Welcome to Readers and Poets

This is the poetry that comes into my life. Please feel free to comment on anything here. I don't think there is too much beauty in the world nor poetry. I will include some comments myself sometimes and some information on the poets, but the real stars is the work itself.



I am a believer in the reader-response theory of reading which means the reader is the one who puts the meaning in the poem so every interpretation is correct. Even if the poet means one thing, it could mean something else to the reader. I am pretty laid back in interpretation as each of us have other experiences and needs when reading.



I like using Zebrareader because it gives me tremendous freedom in what I want to write.


Wednesday, March 3, 2010

Trying to Name What Doesn’t Change


Trying to Name What Doesn’t Change

by Naomi Shihab Nye

Roselva says the only thing that doesn’t change
is train tracks. She’s sure of it.
The train changes, or the weeds that grow up spidery
by the side, but not the tracks.
I’ve watched one for three years, she says,
and it doesn’t curve, doesn’t break, doesn’t grow.

Peter isn’t sure. He saw an abandoned track
near Sabinas, Mexico, and says a track without a train
is a changed track. The metal wasn’t shiny anymore.
The wood was split and some of the ties were gone.

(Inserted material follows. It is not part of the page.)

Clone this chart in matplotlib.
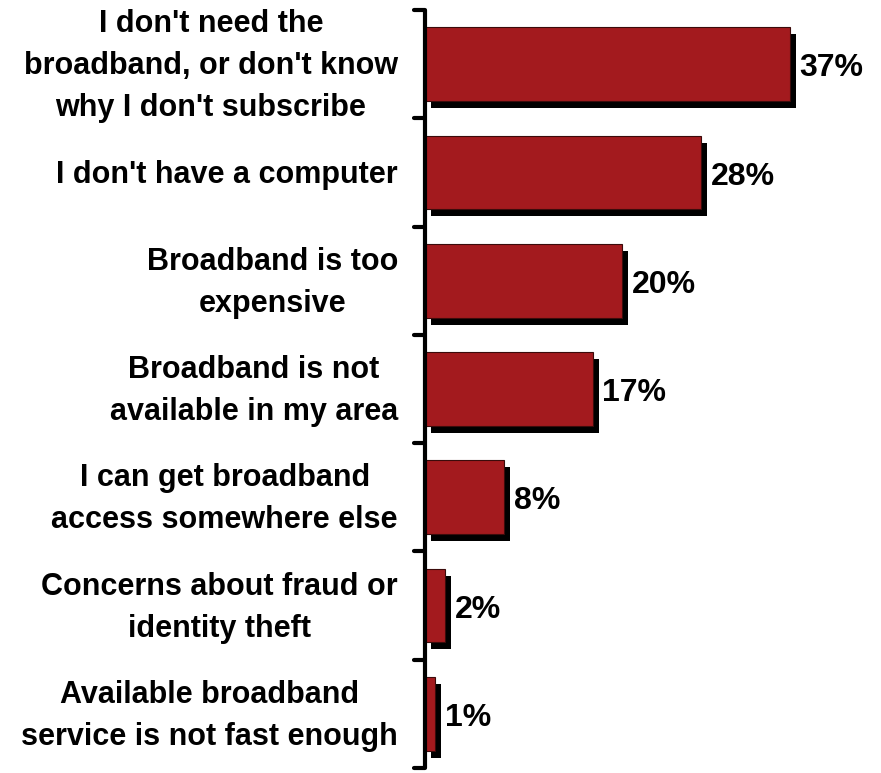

Every Tuesday on Morales Street
butchers crack the necks of a hundred hens.
The widow in the tilted house
spices her soup with cinnamon.
Ask her what doesn’t change.

Stars explode.
The rose curls up as if there is fire in the petals.
The cat who knew me is buried under the bush.

The train whistle still wails its ancient sound
but when it goes away, shrinking back
from the walls of the brain,
it takes something different with it every time.

Naomi Shihab Nye, “Trying to Name What Doesn’t Change” from Words Under the Words: Selected Poems (Portland, Oregon: Far Corner Books, 1995). Copyright © 1995 by Naomi Shihab Nye.

Naomi Shihab Nye (born March 12, 1952) is a poet, songwriter, and novelist. She was born to a Palestinian father and American mother. Although she regards herself as a "wandering poet", she lives in San Antonio, Texas.


There are times, I think of life as a train track and we as trains traveling down
the track at ever increasing speed. Clickety-Clack the years go by, faster and faster until the train track suddenly stops at least in this life. The scenery goes by at first slowly, so slowly that when you sit in the school yard swing you think it is not moving at all and you ache for it to move because you want things to begin, desperately at least for me, to begin. Then it does at breakneck speed.

Time came after many years when retirement began. The train was still moving, but I could watch the trees, the farm houses, rivers that flowed by so slowly
under bridges and sometimes under the train, buildings that had people in the yards but most time no one around. I could even see prisons and I remembered them very clearly because they were the only places where people were crowded in the walled up yards, all wearing the same cotton wide pants and matching shirts and looking at the train as if it was an alien invention because they were not on it.

Then as if life was a trickster hiding around a corner, it springs out and surprises you with options and choices or maybe none at all but changes in which you stand there completely astonished. I actually thought my adventures were over. A smile and a wink and then another adventure begins, even when it seems life is waning.

I chose this poem( with some tribulation as it is copyrighted but I have no readers so it should be alright and if the poet sees this I am sorry but it fit so well. I derive no money for this blog in case that makes a difference.) because it fit the situation so well. I was offered a job to teach at an university in Korea and I accepted at a salary that is not bad. It is a very honorable national university and I was requested there by one important student. I had to wait until all of the paper work went through such as a background check, my transcripts, someone to watch my pets and house, and now the final VISA. I am going for sure now.

Now, for a completely new adventure in another place.